Every bill creates winners and losers. Here's who stands to gain and who bears the cost.

Who Benefits

  • Federal Treasury and agencies: Bringing hardrock minerals into a leasing regime creates a clearer statutory basis for rents and royalties on acquired lands, which can increase federal receipts and give agencies a defined administrative pathway for allocation.
  • Companies seeking long-term secure access to deposits on acquired lands: Leasing can offer predictable, negotiable terms and explicit contractual rights that some operators prefer over the uncertainty of locatable-claim regimes.
  • Downstream manufacturers and critical-minerals users: A move to leasing can make federal oversight and supply arrangements more visible and potentially more stable for firms that depend on reliable sources of base and precious metals.

Who Bears the Cost

  • Holders of existing locatable claims or prospective small-scale prospectors: The shift toward a leasing framework may reduce the advantages of the claim-based model and impose new administrative hurdles or fees.
  • Federal land-managing agencies (Interior and bureau-level offices): Agencies will need to adapt regulations, staffing, and processes to administer leases for a broader class of minerals, creating implementation costs and potential backlogs.
  • Environmental review and permitting programs: If leasing increases extraction proposals, federal environmental review under NEPA and related consultation processes could see heavier workloads and litigation risk.

Key Issues

The Core Tension

The bill resolves one policy problem—placing hardrock minerals on acquired lands into a clear, centralized leasing framework—while creating another: it substitutes administrative control, monetization via leases and royalties, and predictability for stakeholders who rely on claim-based access and for the localized practices of mining activity; balancing public revenue and orderly allocation against existing property expectations and environmental oversight is the central, unresolved trade-off.

The bill is textually compact but legally consequential. By defining 'hardrock mineral' and adding it to the Mineral Leasing Act for Acquired Lands, the statute imports an entire regulatory regime—lease issuance, rental and royalty structures, and administrative oversight—without specifying how to reconcile that regime with existing claim holders, state mineral rights, or surface-access arrangements.

The new definition’s catch-all phrase 'minerals found in sedimentary or other rocks' could sweep in commodities currently governed by different regulatory practices, producing boundary disputes over whether particular deposits fall inside the leasing regime.

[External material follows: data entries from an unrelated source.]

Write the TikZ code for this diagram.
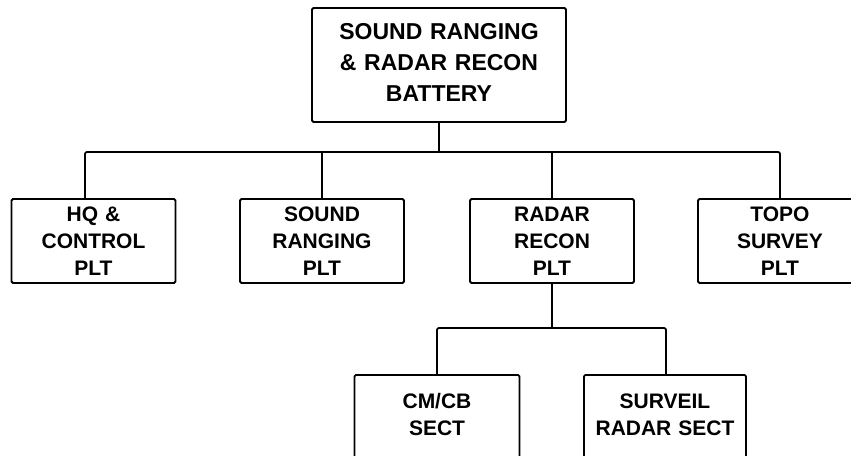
\documentclass[tikz,border=0pt]{standalone}
\usepackage{fontspec}
\setmainfont{Liberation Sans}
\begin{document}
\begin{tikzpicture}[x=1pt,y=-1pt,
  box/.style={draw=black,line width=1.8pt,rounded corners=1.5pt,align=center,inner sep=0pt,
    font=\bfseries\fontsize{21}{27}\selectfont,text width=160pt,minimum width=164pt,minimum height=84pt},
  topbox/.style={box,minimum width=254pt,minimum height=114pt},
  toptext/.style={align=center,inner sep=0pt,font=\bfseries\fontsize{23}{31}\selectfont,text width=250pt},
  lowbox/.style={box,minimum height=96pt,anchor=north,text depth=44pt},
  link/.style={line width=1.8pt}]
\useasboundingbox (0,0) rectangle (851,455);
\clip (0,0) rectangle (851,455);
\node[topbox] (top) at (439,65) {};
\node[toptext] (toplabel) at ([yshift=3pt]top.center) {SOUND RANGING\\\& RADAR RECON\\BATTERY};
\node[box] (hq) at (93.5,241) {HQ \&\\CONTROL\\PLT};
\node[box] (snd) at (322,241) {SOUND\\RANGING\\PLT};
\node[box] (rdr) at (552,241) {RADAR\\RECON\\PLT};
\node[box] (topo) at (780,241) {TOPO\\SURVEY\\PLT};
\node[lowbox,minimum width=165pt,text width=160pt] (cm) at (437,374) {CM/CB\\SECT};
\node[lowbox,minimum width=162pt,text width=160pt] (sv) at (665,374) {SURVEIL\\RADAR SECT};
\coordinate (busL) at (85,152);
\coordinate (busR) at (780,152);
\coordinate (busT) at (439,152);
\coordinate (bus2L) at (437,328);
\coordinate (bus2R) at (666,328);
\coordinate (bus2M) at (552,328);
\draw[link] (top.south) -- (busT);
\draw[link,rounded corners=2pt] (hq.north -| busL) -- (busL) -- (busR) -- (topo.north);
\draw[link] (snd.north |- busL) -- (snd.north);
\draw[link] (rdr.north |- busL) -- (rdr.north);
\draw[link] (rdr.south) -- (bus2M);
\draw[link,rounded corners=2pt] (cm.north) -- (bus2L) -- (bus2R) -- (bus2R |- sv.north);
\end{tikzpicture}
\end{document}
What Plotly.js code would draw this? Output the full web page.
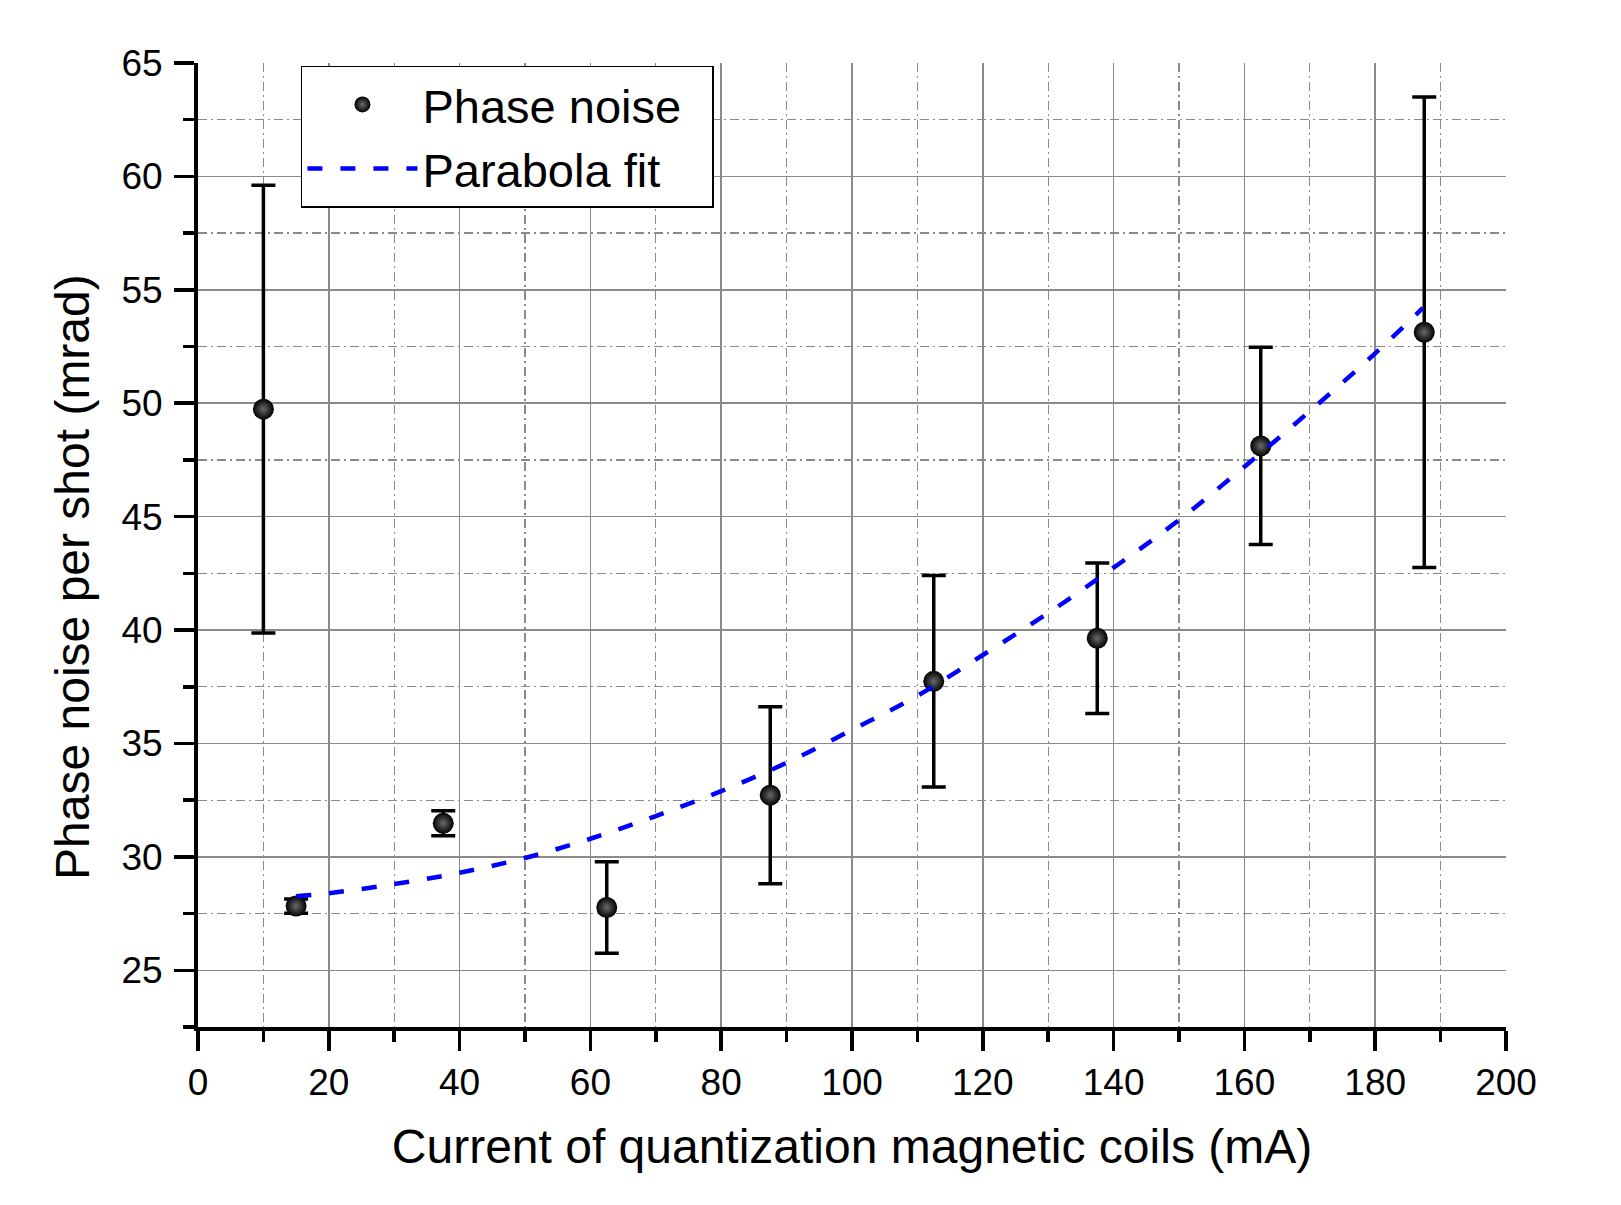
<!DOCTYPE html>
<html>
<head>
<meta charset="utf-8">
<script src="https://cdn.plot.ly/plotly-3.0.1.min.js"></script>
<style>
  html, body { margin: 0; padding: 0; background: #fff; }
  #chart { width: 1621px; height: 1205px; }
</style>
</head>
<body>
<div id="chart"></div>
<script>
// measured points (mA, mrad) with symmetric error bars
const current = [10, 15, 37.5, 62.5, 87.5, 112.5, 137.5, 162.5, 187.5];
const noise = [49.74, 27.83, 31.48, 27.77, 32.72, 37.74, 39.64, 48.12, 53.13];
const noiseErr = [9.87, 0.31, 0.55, 2.02, 3.9, 4.66, 3.32, 4.35, 10.37];

// parabola fit
const fitX = [15, 20, 30, 40, 50, 60, 70, 80, 90, 100, 110, 120, 130, 140, 150, 160, 170, 180, 187.3];
const fitY = [28.27, 28.4, 28.8, 29.3, 29.95, 30.8, 31.8, 32.9, 34.15, 35.6, 37.1, 38.9, 40.75, 42.75, 44.85, 47.2, 49.65, 52.2, 54.2];

const FONT = 'Arial, "Liberation Sans", sans-serif';
const gridGray = '#8a8a8a';

const traces = [
  {
    x: current, y: noise, name: 'Phase noise\u00a0\u00a0',
    type: 'scatter', mode: 'markers',
    marker: { size: 21, color: '#000', gradient: { type: 'radial', color: '#6a6a6a' } },
    error_y: { type: 'data', array: noiseErr, visible: true, color: '#000', thickness: 3.5, width: 12 }
  },
  {
    x: fitX, y: fitY, name: 'Parabola fit',
    type: 'scatter', mode: 'lines',
    line: { color: '#0000ff', width: 4.5, dash: '15px,18px', shape: 'spline' }
  }
];

function axis(range, dtick, minorDtick, title, standoff) {
  return {
    range: range, dtick: dtick, tick0: 0,
    showline: true, linewidth: 4, linecolor: '#000',
    ticks: 'outside', ticklen: 20, tickwidth: 3.5, tickcolor: '#000',
    tickfont: { family: FONT, size: 37, color: '#000' },
    showgrid: true, gridcolor: gridGray, gridwidth: 1.5,
    zeroline: false,
    minor: {
      dtick: minorDtick, ticks: 'outside', ticklen: 11, tickwidth: 3.5, tickcolor: '#000',
      showgrid: true, gridcolor: gridGray, gridwidth: 1.3, griddash: '9px,4px,2px,4px'
    },
    title: { text: title, font: { family: FONT, size: 48, color: '#000' }, standoff: standoff }
  };
}

const xaxis = axis([0, 200], 20, 10, 'Current of quantization magnetic coils (mA)', 28);
const yaxis = axis([22.5, 65], 5, 2.5, '', 0);
yaxis.ticklabelstandoff = 4;

const layout = {
  width: 1621, height: 1205,
  margin: { l: 198, r: 115, t: 63, b: 178 },
  paper_bgcolor: '#fff', plot_bgcolor: '#fff',
  font: { family: FONT, color: '#000' },
  showlegend: true,
  legend: {
    x: 0.0787, y: 0.997, xanchor: 'left', yanchor: 'top',
    bgcolor: '#fff', bordercolor: '#000', borderwidth: 1.5,
    font: { family: FONT, size: 47, color: '#000' },
    itemwidth: 110, tracegroupgap: 0
  },
  xaxis: xaxis,
  yaxis: yaxis,
  // y title placed as in the original, a little below the axis middle
  annotations: [{
    text: 'Phase noise per shot (mrad)',
    xref: 'paper', yref: 'paper', x: -0.0955, y: 0.467,
    xanchor: 'center', yanchor: 'middle', textangle: -90, showarrow: false,
    font: { family: FONT, size: 48, color: '#000' }
  }]
};

Plotly.newPlot('chart', traces, layout, { displayModeBar: false, staticPlot: true });
</script>
</body>
</html>
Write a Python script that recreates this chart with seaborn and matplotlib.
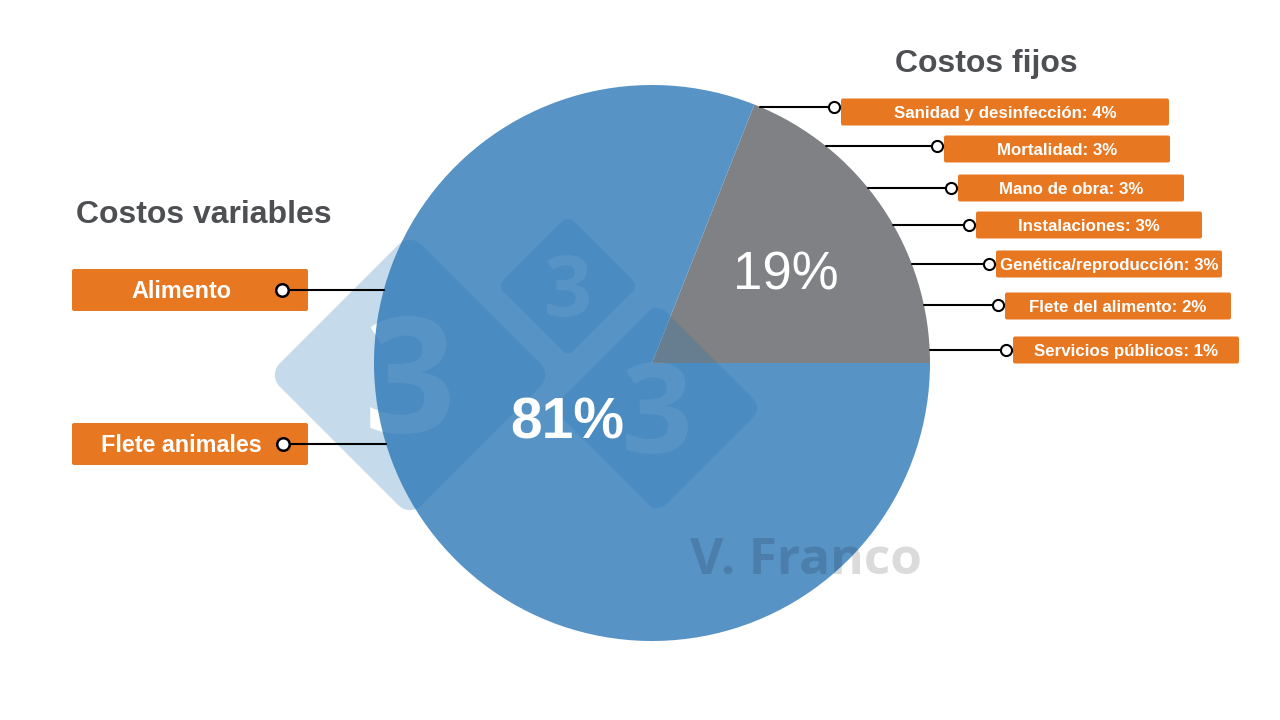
import numpy as np
import matplotlib
matplotlib.use("Agg")
import matplotlib.pyplot as plt
from matplotlib.patches import FancyBboxPatch, PathPatch
from matplotlib.path import Path
from matplotlib.textpath import TextPath
from matplotlib.font_manager import FontProperties
import seaborn as sns

# --- data ---
group_names = ["Costos fijos", "Costos variables"]
group_share = [19, 81]
fixed_items = ["Sanidad y desinfección", "Mortalidad", "Mano de obra", "Instalaciones",
               "Genética/reproducción", "Flete del alimento", "Servicios públicos"]
fixed_share = [4, 3, 3, 3, 3, 2, 1]
variable_items = ["Alimento", "Flete animales"]

# --- layout (pixels on the 1280x720 canvas, y pointing down) ---
CX, CY, R = 652, 363, 278
fixed_line_y = [107, 146, 188, 225, 264, 305, 350]
fixed_box_y = [112, 149, 188, 225, 264, 306, 350]
fixed_dot_x = [834, 937, 951, 969, 989, 998, 1006]
fixed_box_w = [328, 226, 226, 226, 226, 226, 226]
var_y = [290, 444]
var_dot_x = [282, 283]
pct_dist = [0.58, 0.37]

BLUE = "#5893c6"
GREY = "#808184"
ORANGE = "#e87722"
TITLE = "#4d4f53"

sns.set_theme(style="white")
plt.rcParams["font.family"] = ["Liberation Sans", "DejaVu Sans"]

fig = plt.figure(figsize=(12.8, 7.2), dpi=100)
ax = fig.add_axes([0, 0, 1, 1])

# grey (fixed) wedge starts at 3 o'clock and runs up, blue fills the rest
wedges, _ = ax.pie(group_share, colors=[GREY, BLUE], startangle=0,
                   counterclock=False, center=(CX, CY), radius=R,
                   wedgeprops=dict(linewidth=0))
ax.set_xlim(0, 1280)
ax.set_ylim(720, 0)
ax.set_aspect("equal")
ax.axis("off")


# watermark: rounded diamonds with a "3" cut out
def signed_area(p):
    return 0.5 * np.sum(p[:, 0] * np.roll(p[:, 1], -1) - np.roll(p[:, 0], -1) * p[:, 1])


def rounded_diamond(cx, cy, half_diag, corner):
    s = half_diag / np.sqrt(2) + corner * 0.3
    pts = []
    for k, (sx, sy) in enumerate([(1, 1), (-1, 1), (-1, -1), (1, -1)]):
        a0 = np.pi / 2 * k
        for a in np.linspace(a0, a0 + np.pi / 2, 10):
            pts.append((sx * (s - corner) + corner * np.cos(a),
                        sy * (s - corner) + corner * np.sin(a)))
    pts = np.array(pts)
    c, sn = np.cos(np.pi / 4), np.sin(np.pi / 4)
    rot = np.array([[c, -sn], [sn, c]])
    return pts @ rot.T + [cx, cy]


digit_font = FontProperties(family="Open Sans", weight="bold")


def digit_polys(cx, cy, height):
    tp = TextPath((0, 0), "3", size=100, prop=digit_font)
    polys = tp.to_polygons()
    allp = np.vstack(polys)
    (x0, y0), (x1, y1) = allp.min(0), allp.max(0)
    sc = height / (y1 - y0)
    return [np.column_stack([(p[:, 0] - (x0 + x1) / 2) * sc + cx,
                             -(p[:, 1] - (y0 + y1) / 2) * sc + cy]) for p in polys]


for dx, dy, hd, dh in [(410, 375, 135, 118), (568, 286, 67, 62), (657, 408, 100, 92)]:
    dia = rounded_diamond(dx, dy, hd, hd * 0.12)
    sign = np.sign(signed_area(dia))
    parts = [dia]
    for p in digit_polys(dx, dy, dh):
        if np.sign(signed_area(p)) == sign:
            p = p[::-1]
        parts.append(p)
    path = Path.make_compound_path(*[Path(np.vstack([p, p[:1]]), closed=True) for p in parts])
    ax.add_patch(PathPatch(path, facecolor="#2277b5", alpha=0.26, lw=0, zorder=2))

ax.text(806, 561, "V. Franco", color="black", alpha=0.14, fontsize=37, fontweight="bold",
        family="Open Sans", ha="center", va="center", zorder=3)

# percentage labels inside the wedges
for w, d, share, bold, size in zip(wedges, pct_dist, group_share, ["normal", "bold"], [38, 41]):
    mid = np.deg2rad((w.theta1 + w.theta2) / 2)
    ax.text(CX + d * R * np.cos(mid), CY + d * R * np.sin(mid) + 3, f"{share}%", color="white",
            fontsize=size, fontweight=bold, ha="center", va="center", zorder=5)

# group titles
ax.text(986, 64, group_names[0], color=TITLE, fontsize=23, fontweight="bold",
        ha="center", va="center")
ax.text(76, 215, group_names[1], color=TITLE, fontsize=23, fontweight="bold",
        ha="left", va="center")

# fixed cost call-outs
for name, share, ly, by, dx, bw in zip(fixed_items, fixed_share, fixed_line_y, fixed_box_y,
                                        fixed_dot_x, fixed_box_w):
    x_edge = CX + np.sqrt(R ** 2 - (ly - CY) ** 2)
    ax.plot([x_edge, dx], [ly, ly], color="black", lw=1.5, zorder=6)
    ax.add_patch(FancyBboxPatch((dx + 7, by - 13.5), bw, 27,
                                boxstyle="round,pad=0,rounding_size=2",
                                facecolor=ORANGE, edgecolor="none", zorder=6))
    ax.plot(dx, ly, "o", ms=8, mfc="white", mec="black", mew=1.5, zorder=7)
    ax.text(dx + 7 + bw / 2, by + 1.5, f"{name}: {share}%", color="white", fontsize=12.2,
            fontweight="bold", ha="center", va="center", zorder=7)

# variable cost call-outs
for name, vy, dx in zip(variable_items, var_y, var_dot_x):
    x_edge = CX - np.sqrt(R ** 2 - (vy - CY) ** 2)
    ax.add_patch(FancyBboxPatch((72, vy - 21), 236, 42,
                                boxstyle="round,pad=0,rounding_size=2",
                                facecolor=ORANGE, edgecolor="none", zorder=6))
    ax.plot([dx, x_edge], [vy, vy], color="black", lw=1.5, zorder=6)
    ax.plot(dx, vy, "o", ms=9, mfc="white", mec="black", mew=1.8, zorder=7)
    ax.text(181, vy + 2, name, color="white", fontsize=16.8, fontweight="bold",
            ha="center", va="center", zorder=7)

fig.savefig("out.png", dpi=100)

Implementation will raise immediate administrative and legal questions the statute does not answer: how to treat preexisting locatable claims on acquired lands, whether leases will be issued competitively or noncompetitively in specific circumstances, how royalties will be set for diverse hardrock commodities, and whether existing environmental or cultural-resource conditions tied to acquired lands trigger special protections. The explicit exclusion of Materials Act minerals and of hydrocarbons narrows some conflicts but leaves open significant overlap with state law and other federal statutes.

Expect these gaps to generate agency rulemaking and likely litigation about statutory interpretation and transitional rights.